What Was Tarring and Feathering?
A medieval form of torture and humiliation, tarring and feathering involved stripping the victim up to his waist, applying tar on his body, and covering him with feathers. The torture didn’t just end there though. The victim was then put on a cart and paraded around the place. At times, the tar was simply poured on the victim’s body and he was made to roll on feathers. It’s worth noting that the tar used back then was pine tar, and not asphalt tar that is used to make roads nowadays. While that explains why there were no casualties of this form of punishment, the part of removing the dried tar and feathers off the skin was extremely painful.
Tarring and Feathering During the American Revolution
In the United States, the practice of tarring and feathering came into the limelight when Patriots began using it to intimidate British officials and Loyalists. It all started in Norfolk, Virginia, in 1766, with the tarring and feathering of Captain William Smith, who had allegedly reported John Gilchrist, a Norfolk merchant, to the British authorities for smuggling. A mob, which included Gilchrist as well as the town’s mayor, tarred and feathered Smith and paraded him around the town before finally dumping him into the harbor of Norfolk.
Thus started a trend which was widely used by Patriots, first to intimidate Crown-appointed officials and eventually, to intimidate Loyalists, i.e., the Americans who remained faithful to the British Empire. When the Townshend Acts were passed in 1767, there was a spike in the number of incidents of tarring and feathering, with those responsible for enforcing the Townshend duties often finding themselves at the receiving end. Over the course of next three years, as many as eight instances of tarring and feathering were reported from the colony of Massachusetts alone. Similar incidents were reported from New York, Pennsylvania, and Connecticut as well.

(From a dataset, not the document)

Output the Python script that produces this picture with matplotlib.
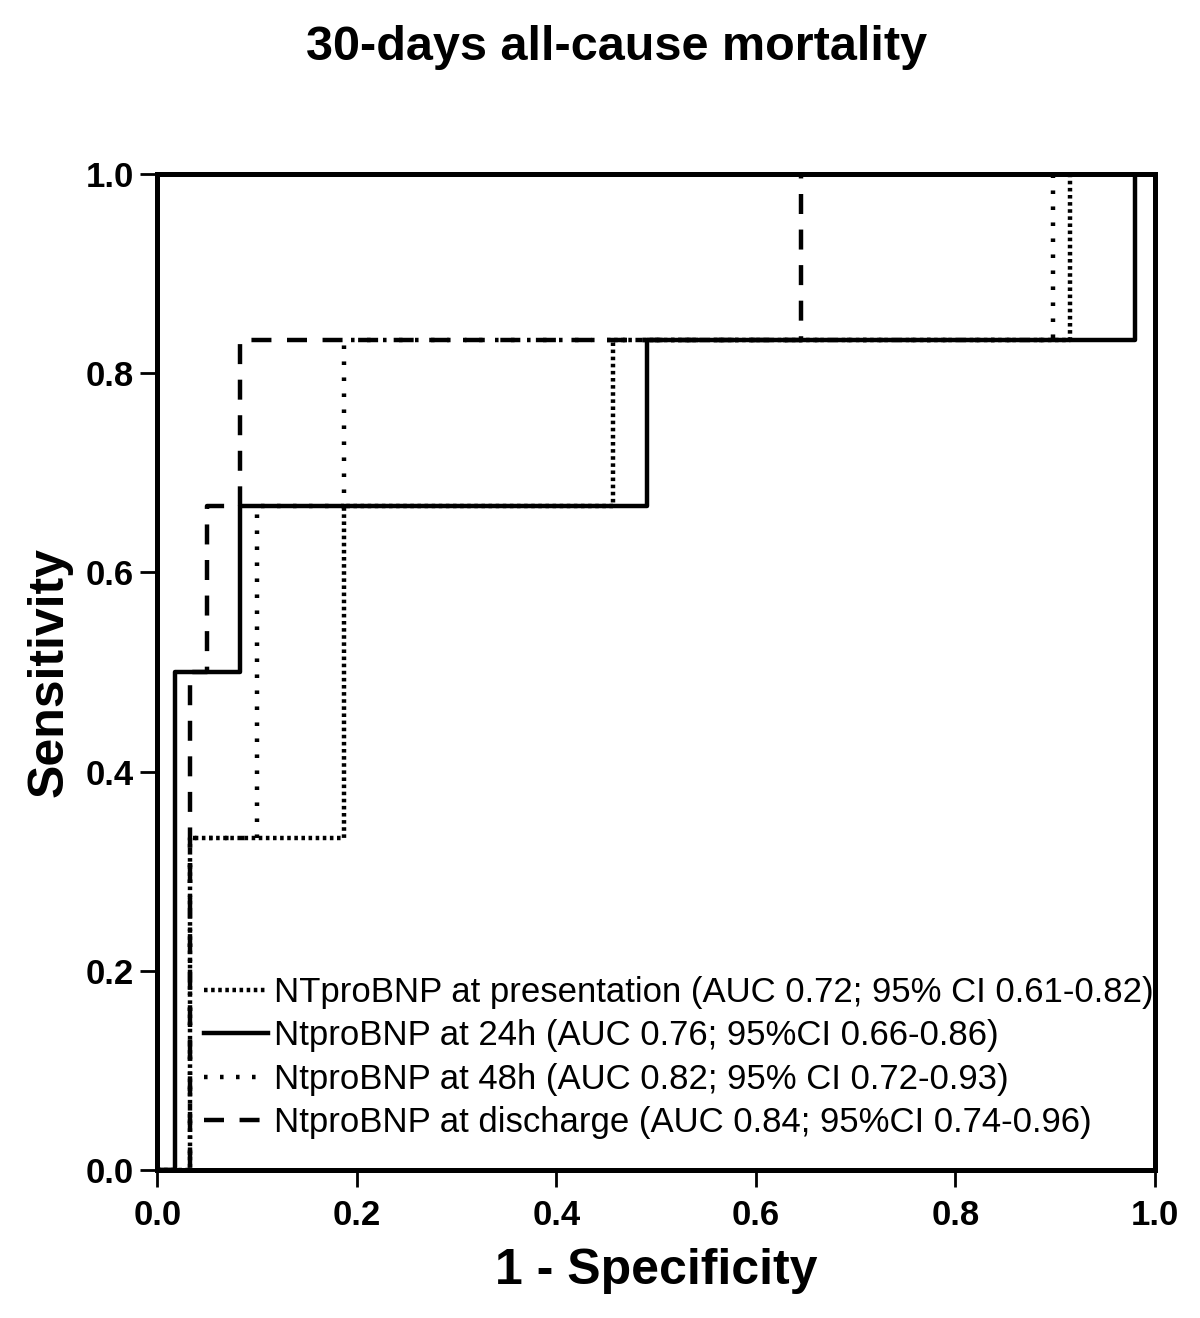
import numpy as np
import matplotlib
matplotlib.use('Agg')
import matplotlib.pyplot as plt

plt.rcParams['font.family'] = ['Liberation Sans', 'DejaVu Sans']

# ROC 곡선 데이터
pres_x = [0, 0.033, 0.033, 0.187, 0.187, 0.457, 0.457, 0.915, 0.915, 1.0]
pres_y = [0, 0, 0.333, 0.333, 0.667, 0.667, 0.833, 0.833, 1.0, 1.0]

h24_x = [0, 0.018, 0.018, 0.083, 0.083, 0.491, 0.491, 0.98, 0.98, 1.0]
h24_y = [0, 0, 0.5, 0.5, 0.667, 0.667, 0.833, 0.833, 1.0, 1.0]

h48_x = [0, 0.033, 0.033, 0.1, 0.1, 0.187, 0.187, 0.898, 0.898, 1.0]
h48_y = [0, 0, 0.333, 0.333, 0.667, 0.667, 0.833, 0.833, 1.0, 1.0]

dis_x = [0, 0.033, 0.033, 0.05, 0.05, 0.083, 0.083, 0.645, 0.645, 1.0]
dis_y = [0, 0, 0.5, 0.5, 0.667, 0.667, 0.833, 0.833, 1.0, 1.0]

labels = [
    'NTproBNP at presentation (AUC 0.72; 95% CI 0.61-0.82)',
    'NtproBNP at 24h (AUC 0.76; 95%CI 0.66-0.86)',
    'NtproBNP at 48h (AUC 0.82; 95% CI 0.72-0.93)',
    'NtproBNP at discharge (AUC 0.84; 95%CI 0.74-0.96)',
]
ticks = [0.0, 0.2, 0.4, 0.6, 0.8, 1.0]

fig = plt.figure(figsize=(12, 13.18), dpi=100)
ax = fig.add_axes([0.131, 0.1123, 0.8315, 0.7557])

lw = 3.2
ax.plot(pres_x, pres_y, color='black', lw=lw, linestyle=(0, (0.8, 0.8)), label=labels[0])
ax.plot(h24_x, h24_y, color='black', lw=lw, linestyle='-', label=labels[1])
ax.plot(h48_x, h48_y, color='black', lw=lw, linestyle=(0, (0.8, 2.8)), label=labels[2])
ax.plot(dis_x, dis_y, color='black', lw=lw, linestyle=(0, (4.5, 3.5)), label=labels[3])

ax.set_xlim(0, 1)
ax.set_ylim(0, 1)
ax.set_xticks(ticks)
ax.set_yticks(ticks)
ax.set_xticklabels([f'{t:.1f}' for t in ticks], fontsize=25, fontweight='bold')
ax.set_yticklabels([f'{t:.1f}' for t in ticks], fontsize=25, fontweight='bold')
ax.tick_params(direction='out', length=12, width=2, pad=5)
ax.tick_params(axis='x', pad=9)
for s in ax.spines.values():
    s.set_linewidth(3.6)

ax.set_xlabel('1 - Specificity', fontsize=36, fontweight='bold')
ax.set_ylabel('Sensitivity', fontsize=36, fontweight='bold')
ax.xaxis.set_label_coords(0.5, -0.078)
ax.yaxis.set_label_coords(-0.085, 0.5)
fig.text(0.514, 0.964, '30-days all-cause mortality', fontsize=35,
         fontweight='bold', ha='center', va='center')

ax.legend(loc='lower left', bbox_to_anchor=(0.047, 0.031), frameon=False,
          fontsize=25, handlelength=1.85, handletextpad=0.15, labelspacing=0.3,
          borderaxespad=0, borderpad=0)

plt.savefig('out.png', dpi=100)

While the British government subsequently repealed the taxes, the practice continued to flourish; initially to press for a series of non-importation agreements and eventually as an act of patriotism, wherein anyone who encroached upon the rights of America was perceived as an enemy. After a point of time, the protests became very violent and even the Patriot leaders realized that it was becoming difficult to control the mob. There came a time when committees were formed to execute the task, and not just the people, but even their homes and horses were tarred and feathered.
One of the most-publicized incident of tarring and feathering, was that of the British customs official, John Malcolm, by the Sons of Liberty. He was first attacked in November 1773, by sailors in Portsmouth, New Hampshire. On this occasion, he escaped unhurt, as he was tarred and feathered while he was still in his clothes. The second instance occurred on the night of January 25, 1774, when a mob decided to punish him for attacking shoemaker George Hewes. On this occasion, he was stripped, tarred, and feathered, and was then tied to a tree and made to apologize.
The controversial form of torture and humiliation continued even after the American Revolution. On September 11, 1791, for instance, a tax collector, Robert Johnson was tarred and feathered in the Washington County as a part of the Whiskey Rebellion. Even the person who came to serve court warrants to those who were involved in tarring and feathering of Johnson, was not spared by the mob. A practice which was used against alleged informants and tax collectors during the American Revolution, eventually became the means of settling scores. It was only after people found other ways to settle their differences, that this practice became obsolete.